▸ **PROBLEM TO WORK ON**
Quote only the span from the first line of the entries to the line containing "const titleCarboxy = 'Tolerance", both ends kept. Leave every picture out.

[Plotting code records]
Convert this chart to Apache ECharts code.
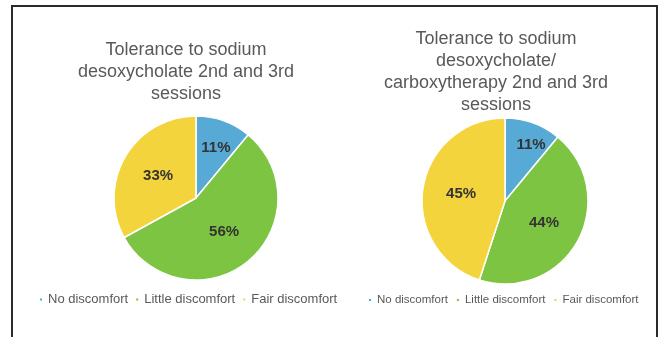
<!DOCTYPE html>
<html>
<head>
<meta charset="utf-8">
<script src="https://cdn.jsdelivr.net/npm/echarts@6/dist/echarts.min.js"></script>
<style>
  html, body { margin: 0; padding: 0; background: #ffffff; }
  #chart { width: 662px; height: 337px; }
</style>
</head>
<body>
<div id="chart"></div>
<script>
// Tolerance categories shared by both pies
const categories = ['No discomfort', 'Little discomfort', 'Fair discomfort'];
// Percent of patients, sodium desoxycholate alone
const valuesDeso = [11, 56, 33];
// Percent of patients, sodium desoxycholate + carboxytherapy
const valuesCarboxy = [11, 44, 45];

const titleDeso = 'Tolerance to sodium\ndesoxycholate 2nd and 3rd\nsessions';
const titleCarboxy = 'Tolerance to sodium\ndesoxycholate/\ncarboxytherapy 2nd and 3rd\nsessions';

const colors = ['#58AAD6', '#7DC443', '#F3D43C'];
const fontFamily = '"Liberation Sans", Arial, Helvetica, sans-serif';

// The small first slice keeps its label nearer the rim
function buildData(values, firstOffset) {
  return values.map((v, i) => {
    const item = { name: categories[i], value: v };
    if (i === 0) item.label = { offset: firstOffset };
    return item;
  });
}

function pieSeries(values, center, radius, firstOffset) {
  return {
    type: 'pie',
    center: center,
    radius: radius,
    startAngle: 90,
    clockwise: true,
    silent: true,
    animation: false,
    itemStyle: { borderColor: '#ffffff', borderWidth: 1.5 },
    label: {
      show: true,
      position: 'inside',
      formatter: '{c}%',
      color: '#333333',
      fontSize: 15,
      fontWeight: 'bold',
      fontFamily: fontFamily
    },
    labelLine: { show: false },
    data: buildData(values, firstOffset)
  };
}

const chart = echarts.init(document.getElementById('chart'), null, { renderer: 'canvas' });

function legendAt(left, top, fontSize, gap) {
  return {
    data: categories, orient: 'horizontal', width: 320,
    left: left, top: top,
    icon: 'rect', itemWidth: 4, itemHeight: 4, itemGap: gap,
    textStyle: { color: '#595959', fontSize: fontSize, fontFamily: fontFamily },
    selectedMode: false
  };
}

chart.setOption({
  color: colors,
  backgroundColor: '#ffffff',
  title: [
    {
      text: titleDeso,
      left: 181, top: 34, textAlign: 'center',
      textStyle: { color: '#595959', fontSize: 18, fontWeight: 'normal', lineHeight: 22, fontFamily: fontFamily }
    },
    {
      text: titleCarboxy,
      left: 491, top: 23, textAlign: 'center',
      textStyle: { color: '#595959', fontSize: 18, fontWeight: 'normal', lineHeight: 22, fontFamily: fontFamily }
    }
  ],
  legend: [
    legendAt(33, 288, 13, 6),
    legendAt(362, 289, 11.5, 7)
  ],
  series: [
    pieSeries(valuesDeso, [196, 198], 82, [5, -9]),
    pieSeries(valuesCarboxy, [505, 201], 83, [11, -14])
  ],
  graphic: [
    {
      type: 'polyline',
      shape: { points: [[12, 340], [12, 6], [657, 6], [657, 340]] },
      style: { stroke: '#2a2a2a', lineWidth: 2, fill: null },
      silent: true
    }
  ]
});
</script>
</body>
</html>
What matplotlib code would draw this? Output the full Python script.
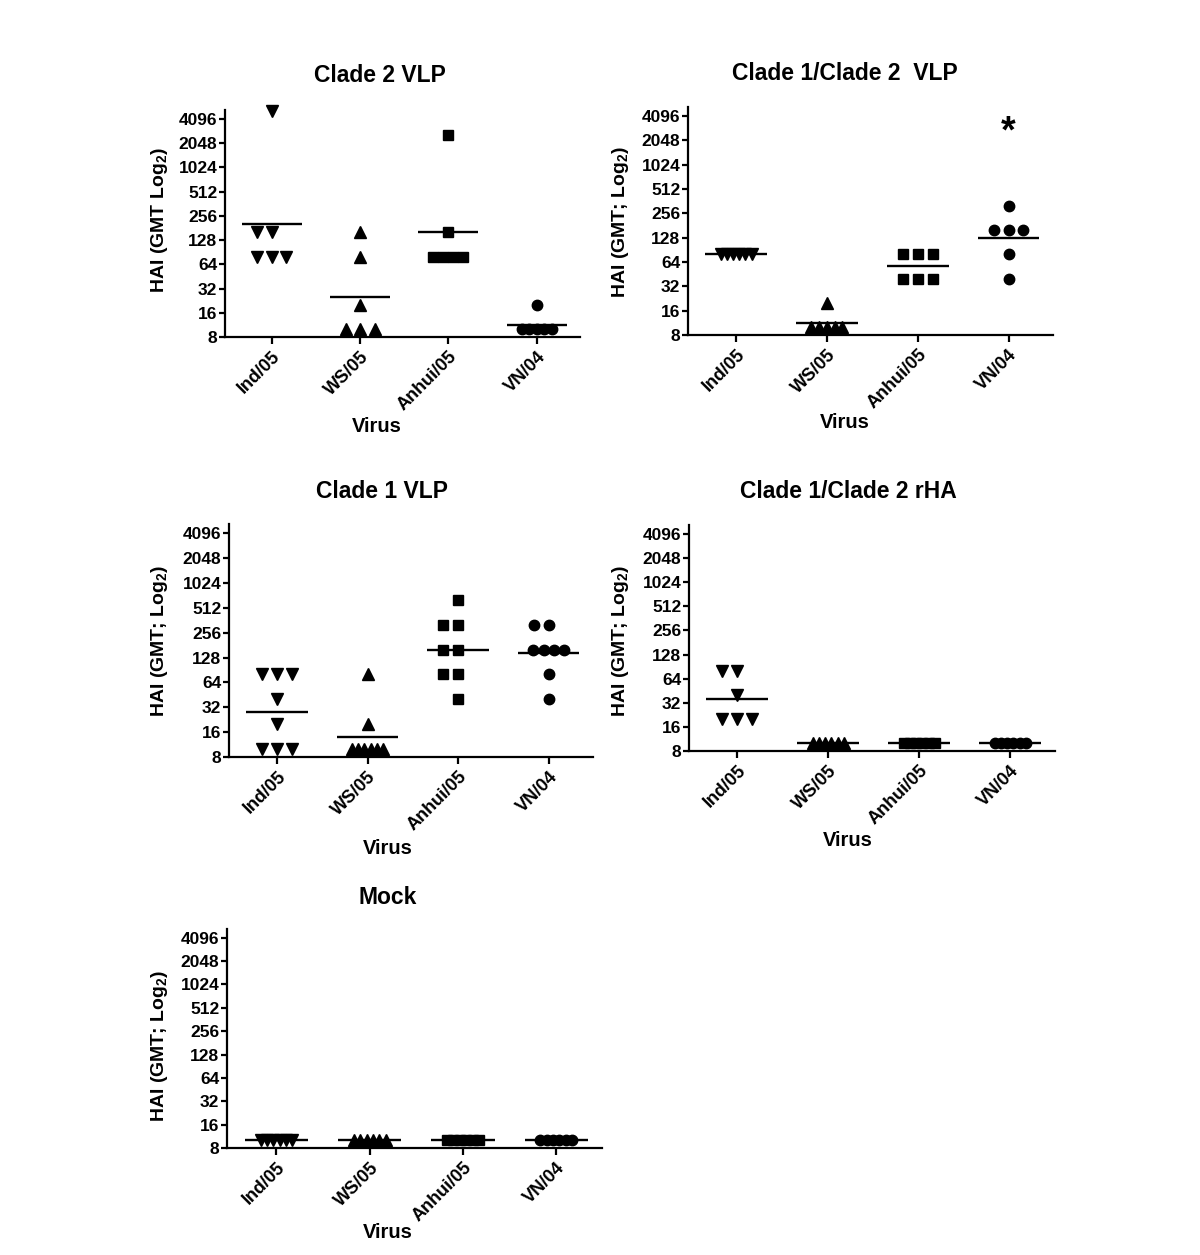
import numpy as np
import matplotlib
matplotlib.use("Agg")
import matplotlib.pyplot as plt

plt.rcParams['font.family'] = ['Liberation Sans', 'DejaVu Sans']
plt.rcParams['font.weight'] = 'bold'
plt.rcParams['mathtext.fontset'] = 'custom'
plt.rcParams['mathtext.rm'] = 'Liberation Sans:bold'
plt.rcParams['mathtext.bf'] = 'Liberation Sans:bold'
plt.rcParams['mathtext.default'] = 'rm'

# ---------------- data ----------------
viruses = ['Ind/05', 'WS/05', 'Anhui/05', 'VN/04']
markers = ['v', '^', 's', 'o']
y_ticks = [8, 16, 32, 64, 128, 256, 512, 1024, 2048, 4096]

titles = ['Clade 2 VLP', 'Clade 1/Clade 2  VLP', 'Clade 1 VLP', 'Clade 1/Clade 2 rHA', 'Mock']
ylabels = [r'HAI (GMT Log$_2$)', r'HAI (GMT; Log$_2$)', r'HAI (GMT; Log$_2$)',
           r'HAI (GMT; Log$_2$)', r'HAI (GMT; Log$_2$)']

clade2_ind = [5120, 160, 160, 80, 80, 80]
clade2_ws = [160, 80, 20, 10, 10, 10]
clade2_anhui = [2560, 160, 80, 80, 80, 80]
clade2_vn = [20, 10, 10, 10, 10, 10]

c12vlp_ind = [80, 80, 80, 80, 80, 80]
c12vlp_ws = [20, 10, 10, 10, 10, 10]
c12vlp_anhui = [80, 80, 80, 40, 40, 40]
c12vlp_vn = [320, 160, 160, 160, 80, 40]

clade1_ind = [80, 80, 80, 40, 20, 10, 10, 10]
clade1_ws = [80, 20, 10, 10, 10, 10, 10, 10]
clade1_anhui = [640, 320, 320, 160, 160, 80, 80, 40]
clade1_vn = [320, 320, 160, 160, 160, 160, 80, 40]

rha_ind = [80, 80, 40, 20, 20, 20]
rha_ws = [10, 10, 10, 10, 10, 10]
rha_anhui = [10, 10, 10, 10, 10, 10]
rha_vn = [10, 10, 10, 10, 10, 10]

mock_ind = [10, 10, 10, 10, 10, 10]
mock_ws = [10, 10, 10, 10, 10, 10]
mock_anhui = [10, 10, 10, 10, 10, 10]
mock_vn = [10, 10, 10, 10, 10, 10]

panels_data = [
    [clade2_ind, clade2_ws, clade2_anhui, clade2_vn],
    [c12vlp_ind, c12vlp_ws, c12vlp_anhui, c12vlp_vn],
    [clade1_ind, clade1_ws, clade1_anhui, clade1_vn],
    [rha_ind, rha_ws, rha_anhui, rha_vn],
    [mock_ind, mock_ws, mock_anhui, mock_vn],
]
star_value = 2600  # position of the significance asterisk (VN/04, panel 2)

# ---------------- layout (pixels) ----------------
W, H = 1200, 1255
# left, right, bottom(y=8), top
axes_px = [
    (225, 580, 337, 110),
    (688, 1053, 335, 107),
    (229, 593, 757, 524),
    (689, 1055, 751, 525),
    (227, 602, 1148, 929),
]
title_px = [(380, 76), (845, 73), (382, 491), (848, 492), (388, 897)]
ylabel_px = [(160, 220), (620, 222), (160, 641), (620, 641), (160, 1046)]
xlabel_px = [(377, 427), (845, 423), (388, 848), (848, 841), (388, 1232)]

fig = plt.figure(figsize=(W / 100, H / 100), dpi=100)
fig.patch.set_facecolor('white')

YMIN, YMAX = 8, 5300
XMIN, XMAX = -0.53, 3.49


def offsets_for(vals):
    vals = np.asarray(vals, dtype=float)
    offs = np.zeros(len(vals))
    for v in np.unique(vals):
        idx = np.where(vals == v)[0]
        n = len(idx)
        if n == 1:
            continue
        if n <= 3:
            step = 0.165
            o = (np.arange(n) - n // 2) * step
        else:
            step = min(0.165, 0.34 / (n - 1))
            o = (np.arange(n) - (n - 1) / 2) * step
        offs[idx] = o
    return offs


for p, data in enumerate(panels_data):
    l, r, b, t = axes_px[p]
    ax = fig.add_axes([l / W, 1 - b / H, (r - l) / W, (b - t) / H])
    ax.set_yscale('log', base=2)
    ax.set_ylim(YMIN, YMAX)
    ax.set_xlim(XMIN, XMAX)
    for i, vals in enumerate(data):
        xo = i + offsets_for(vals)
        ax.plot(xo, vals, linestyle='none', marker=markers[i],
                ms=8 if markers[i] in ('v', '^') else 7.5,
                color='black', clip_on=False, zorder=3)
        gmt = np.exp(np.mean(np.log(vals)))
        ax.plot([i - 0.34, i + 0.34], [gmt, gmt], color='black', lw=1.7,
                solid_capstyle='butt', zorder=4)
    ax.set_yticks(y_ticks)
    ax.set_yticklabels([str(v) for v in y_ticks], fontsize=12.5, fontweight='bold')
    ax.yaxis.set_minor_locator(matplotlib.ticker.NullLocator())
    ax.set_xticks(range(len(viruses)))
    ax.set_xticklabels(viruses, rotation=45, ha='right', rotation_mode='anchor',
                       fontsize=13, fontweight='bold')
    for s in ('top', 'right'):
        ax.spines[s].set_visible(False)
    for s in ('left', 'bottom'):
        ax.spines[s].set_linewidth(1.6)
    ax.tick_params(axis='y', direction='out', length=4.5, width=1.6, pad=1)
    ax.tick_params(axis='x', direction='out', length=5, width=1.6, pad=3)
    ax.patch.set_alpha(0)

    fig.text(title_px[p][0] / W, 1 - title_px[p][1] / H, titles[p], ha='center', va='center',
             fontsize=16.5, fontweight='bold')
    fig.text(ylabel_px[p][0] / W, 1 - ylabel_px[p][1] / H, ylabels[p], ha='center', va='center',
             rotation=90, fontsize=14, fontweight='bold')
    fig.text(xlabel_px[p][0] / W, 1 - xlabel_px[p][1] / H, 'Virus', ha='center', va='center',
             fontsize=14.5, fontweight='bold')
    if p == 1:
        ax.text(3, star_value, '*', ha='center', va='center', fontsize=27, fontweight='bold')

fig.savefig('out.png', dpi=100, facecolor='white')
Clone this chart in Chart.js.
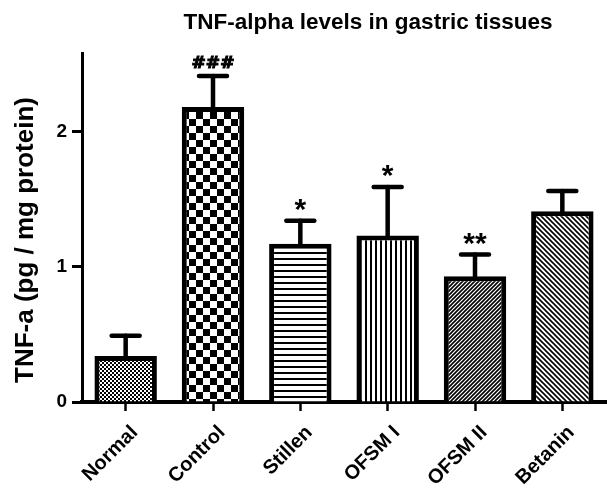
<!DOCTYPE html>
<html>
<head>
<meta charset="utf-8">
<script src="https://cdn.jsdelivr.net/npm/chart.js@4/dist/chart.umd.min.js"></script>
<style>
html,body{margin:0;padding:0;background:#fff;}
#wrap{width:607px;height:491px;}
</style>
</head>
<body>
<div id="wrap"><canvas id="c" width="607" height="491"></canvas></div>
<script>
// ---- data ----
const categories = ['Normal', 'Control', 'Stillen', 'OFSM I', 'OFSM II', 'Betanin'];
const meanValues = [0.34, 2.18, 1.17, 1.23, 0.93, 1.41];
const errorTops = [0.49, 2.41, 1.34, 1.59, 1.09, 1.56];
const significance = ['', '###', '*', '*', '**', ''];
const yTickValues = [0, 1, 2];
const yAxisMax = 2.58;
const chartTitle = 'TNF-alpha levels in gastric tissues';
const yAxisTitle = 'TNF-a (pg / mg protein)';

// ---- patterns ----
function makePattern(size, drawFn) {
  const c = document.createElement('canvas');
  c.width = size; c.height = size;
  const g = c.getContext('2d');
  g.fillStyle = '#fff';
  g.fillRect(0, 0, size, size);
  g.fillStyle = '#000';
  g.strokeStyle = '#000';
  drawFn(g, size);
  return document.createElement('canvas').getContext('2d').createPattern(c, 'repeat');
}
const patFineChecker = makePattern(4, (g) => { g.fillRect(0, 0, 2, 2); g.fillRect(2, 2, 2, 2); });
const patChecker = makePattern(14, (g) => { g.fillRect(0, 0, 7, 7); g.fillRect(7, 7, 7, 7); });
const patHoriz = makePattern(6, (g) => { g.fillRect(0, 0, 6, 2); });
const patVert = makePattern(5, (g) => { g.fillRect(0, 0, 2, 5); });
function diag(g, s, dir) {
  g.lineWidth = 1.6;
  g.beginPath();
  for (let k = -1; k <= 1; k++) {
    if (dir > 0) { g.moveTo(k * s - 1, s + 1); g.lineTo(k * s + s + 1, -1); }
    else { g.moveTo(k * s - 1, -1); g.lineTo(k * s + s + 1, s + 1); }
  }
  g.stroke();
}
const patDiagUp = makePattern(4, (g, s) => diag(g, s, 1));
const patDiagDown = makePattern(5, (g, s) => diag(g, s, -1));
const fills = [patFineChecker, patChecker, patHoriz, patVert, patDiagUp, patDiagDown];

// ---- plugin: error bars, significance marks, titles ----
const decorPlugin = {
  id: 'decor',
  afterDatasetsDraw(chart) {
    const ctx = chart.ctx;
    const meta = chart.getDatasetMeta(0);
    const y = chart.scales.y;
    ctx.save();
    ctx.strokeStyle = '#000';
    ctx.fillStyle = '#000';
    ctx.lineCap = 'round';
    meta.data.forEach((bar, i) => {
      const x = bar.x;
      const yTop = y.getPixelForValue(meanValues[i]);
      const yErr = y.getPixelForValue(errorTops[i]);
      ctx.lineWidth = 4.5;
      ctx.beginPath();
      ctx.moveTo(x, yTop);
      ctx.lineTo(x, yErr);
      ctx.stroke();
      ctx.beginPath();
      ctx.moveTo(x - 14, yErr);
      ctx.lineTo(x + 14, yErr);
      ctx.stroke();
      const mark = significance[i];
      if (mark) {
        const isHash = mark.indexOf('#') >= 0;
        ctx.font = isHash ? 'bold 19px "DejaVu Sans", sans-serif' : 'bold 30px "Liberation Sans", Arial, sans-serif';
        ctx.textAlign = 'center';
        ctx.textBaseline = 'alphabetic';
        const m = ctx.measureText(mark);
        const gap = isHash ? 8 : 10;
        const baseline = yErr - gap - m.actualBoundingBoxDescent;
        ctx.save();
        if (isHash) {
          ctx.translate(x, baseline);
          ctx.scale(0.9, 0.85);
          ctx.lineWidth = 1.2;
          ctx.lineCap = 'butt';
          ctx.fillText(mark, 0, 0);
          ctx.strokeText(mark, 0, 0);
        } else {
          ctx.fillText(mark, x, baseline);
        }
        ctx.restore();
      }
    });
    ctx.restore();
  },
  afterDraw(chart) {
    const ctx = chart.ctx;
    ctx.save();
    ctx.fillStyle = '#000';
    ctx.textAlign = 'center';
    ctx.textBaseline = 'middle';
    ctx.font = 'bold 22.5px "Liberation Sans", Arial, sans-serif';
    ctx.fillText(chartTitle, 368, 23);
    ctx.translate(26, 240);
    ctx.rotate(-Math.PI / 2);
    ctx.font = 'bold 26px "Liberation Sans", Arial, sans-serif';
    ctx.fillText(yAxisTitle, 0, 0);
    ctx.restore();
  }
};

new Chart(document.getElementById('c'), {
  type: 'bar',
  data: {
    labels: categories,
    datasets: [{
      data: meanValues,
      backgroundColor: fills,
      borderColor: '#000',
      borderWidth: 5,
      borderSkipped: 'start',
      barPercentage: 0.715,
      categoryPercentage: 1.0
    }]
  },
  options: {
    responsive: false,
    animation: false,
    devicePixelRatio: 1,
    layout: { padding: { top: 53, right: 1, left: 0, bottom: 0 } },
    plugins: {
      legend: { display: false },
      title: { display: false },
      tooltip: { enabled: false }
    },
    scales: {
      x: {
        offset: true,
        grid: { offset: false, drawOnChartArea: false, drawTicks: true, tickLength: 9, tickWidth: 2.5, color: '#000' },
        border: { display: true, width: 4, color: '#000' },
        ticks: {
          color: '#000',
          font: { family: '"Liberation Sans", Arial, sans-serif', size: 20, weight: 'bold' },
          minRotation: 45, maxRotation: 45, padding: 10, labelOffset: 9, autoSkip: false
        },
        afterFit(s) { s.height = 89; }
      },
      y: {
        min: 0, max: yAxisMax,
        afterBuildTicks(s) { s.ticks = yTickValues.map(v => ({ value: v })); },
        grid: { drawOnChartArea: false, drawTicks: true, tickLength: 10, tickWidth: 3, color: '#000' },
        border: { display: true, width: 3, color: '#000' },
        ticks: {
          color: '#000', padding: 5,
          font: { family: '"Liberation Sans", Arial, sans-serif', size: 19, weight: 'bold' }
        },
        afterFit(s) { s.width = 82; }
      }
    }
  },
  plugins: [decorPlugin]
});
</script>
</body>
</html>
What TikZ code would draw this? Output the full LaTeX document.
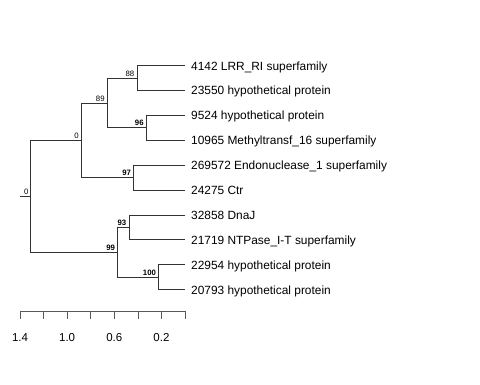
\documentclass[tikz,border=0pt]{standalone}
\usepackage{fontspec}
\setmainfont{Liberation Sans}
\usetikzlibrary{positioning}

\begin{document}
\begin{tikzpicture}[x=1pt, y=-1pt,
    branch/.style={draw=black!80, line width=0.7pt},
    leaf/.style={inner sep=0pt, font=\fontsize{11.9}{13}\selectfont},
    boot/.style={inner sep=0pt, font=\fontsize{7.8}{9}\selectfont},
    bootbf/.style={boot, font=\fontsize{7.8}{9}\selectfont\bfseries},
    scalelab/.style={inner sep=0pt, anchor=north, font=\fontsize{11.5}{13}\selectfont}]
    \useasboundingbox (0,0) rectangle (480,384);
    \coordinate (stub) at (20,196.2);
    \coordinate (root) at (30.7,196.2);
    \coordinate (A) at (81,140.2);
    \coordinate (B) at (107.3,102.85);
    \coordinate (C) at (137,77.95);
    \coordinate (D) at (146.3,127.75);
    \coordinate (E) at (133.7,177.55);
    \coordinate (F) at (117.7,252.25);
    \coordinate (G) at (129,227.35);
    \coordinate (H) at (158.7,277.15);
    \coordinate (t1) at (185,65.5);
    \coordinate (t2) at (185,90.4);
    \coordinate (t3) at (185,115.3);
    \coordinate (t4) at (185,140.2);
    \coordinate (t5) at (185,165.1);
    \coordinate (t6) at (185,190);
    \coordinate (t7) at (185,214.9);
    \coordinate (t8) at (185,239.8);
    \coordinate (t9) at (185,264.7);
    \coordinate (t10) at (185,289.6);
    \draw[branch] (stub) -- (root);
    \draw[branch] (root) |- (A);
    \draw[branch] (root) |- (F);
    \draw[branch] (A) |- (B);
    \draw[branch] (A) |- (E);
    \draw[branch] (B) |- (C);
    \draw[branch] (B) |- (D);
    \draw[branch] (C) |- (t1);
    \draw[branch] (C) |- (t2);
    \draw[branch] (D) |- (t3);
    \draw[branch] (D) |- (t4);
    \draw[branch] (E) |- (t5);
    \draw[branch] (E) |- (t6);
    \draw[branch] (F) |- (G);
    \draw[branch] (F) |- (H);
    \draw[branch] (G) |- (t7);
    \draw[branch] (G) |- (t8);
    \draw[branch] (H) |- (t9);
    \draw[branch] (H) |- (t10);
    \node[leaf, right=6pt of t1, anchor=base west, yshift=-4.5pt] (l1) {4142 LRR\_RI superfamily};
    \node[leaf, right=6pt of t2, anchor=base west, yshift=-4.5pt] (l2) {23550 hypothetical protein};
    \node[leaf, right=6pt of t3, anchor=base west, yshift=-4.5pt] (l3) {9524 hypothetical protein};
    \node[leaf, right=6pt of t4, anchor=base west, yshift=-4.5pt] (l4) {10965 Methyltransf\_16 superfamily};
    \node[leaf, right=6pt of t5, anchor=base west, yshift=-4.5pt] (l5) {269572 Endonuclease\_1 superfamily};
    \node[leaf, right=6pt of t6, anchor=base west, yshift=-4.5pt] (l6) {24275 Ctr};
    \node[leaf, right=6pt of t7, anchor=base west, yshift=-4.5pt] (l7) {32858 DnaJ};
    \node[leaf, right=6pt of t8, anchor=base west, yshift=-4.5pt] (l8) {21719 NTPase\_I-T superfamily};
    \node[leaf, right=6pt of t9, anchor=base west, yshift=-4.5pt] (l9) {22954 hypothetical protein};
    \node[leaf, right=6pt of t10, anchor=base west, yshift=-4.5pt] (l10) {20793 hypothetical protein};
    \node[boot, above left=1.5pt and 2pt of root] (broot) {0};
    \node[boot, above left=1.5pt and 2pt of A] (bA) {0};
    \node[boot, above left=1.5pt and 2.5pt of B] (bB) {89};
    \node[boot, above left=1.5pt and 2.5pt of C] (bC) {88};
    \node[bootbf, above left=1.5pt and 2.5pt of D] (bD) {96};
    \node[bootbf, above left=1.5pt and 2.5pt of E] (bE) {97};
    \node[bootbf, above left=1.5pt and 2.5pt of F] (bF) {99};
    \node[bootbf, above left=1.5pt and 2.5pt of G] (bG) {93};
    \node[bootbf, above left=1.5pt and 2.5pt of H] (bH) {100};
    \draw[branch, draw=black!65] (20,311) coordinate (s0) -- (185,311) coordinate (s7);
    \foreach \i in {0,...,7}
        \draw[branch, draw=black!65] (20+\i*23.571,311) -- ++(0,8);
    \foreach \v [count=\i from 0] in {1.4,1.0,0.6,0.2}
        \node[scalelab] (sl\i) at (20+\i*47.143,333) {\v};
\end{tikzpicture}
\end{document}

▸ **ANSWER IN FULL**
Convert this chart to Apache ECharts code.
<!DOCTYPE html>
<html>
<head>
<meta charset="utf-8">
<script src="https://cdn.jsdelivr.net/npm/echarts@6/dist/echarts.min.js"></script>
<style>
  html, body { margin: 0; padding: 0; background: #ffffff; }
  #chart { width: 662px; height: 337px; }
</style>
</head>
<body>
<div id="chart"></div>
<script>
// Tolerance categories shared by both pies
const categories = ['No discomfort', 'Little discomfort', 'Fair discomfort'];
// Percent of patients, sodium desoxycholate alone
const valuesDeso = [11, 56, 33];
// Percent of patients, sodium desoxycholate + carboxytherapy
const valuesCarboxy = [11, 44, 45];

const titleDeso = 'Tolerance to sodium\ndesoxycholate 2nd and 3rd\nsessions';
const titleCarboxy = 'Tolerance to sodium\ndesoxycholate/\ncarboxytherapy 2nd and 3rd\nsessions';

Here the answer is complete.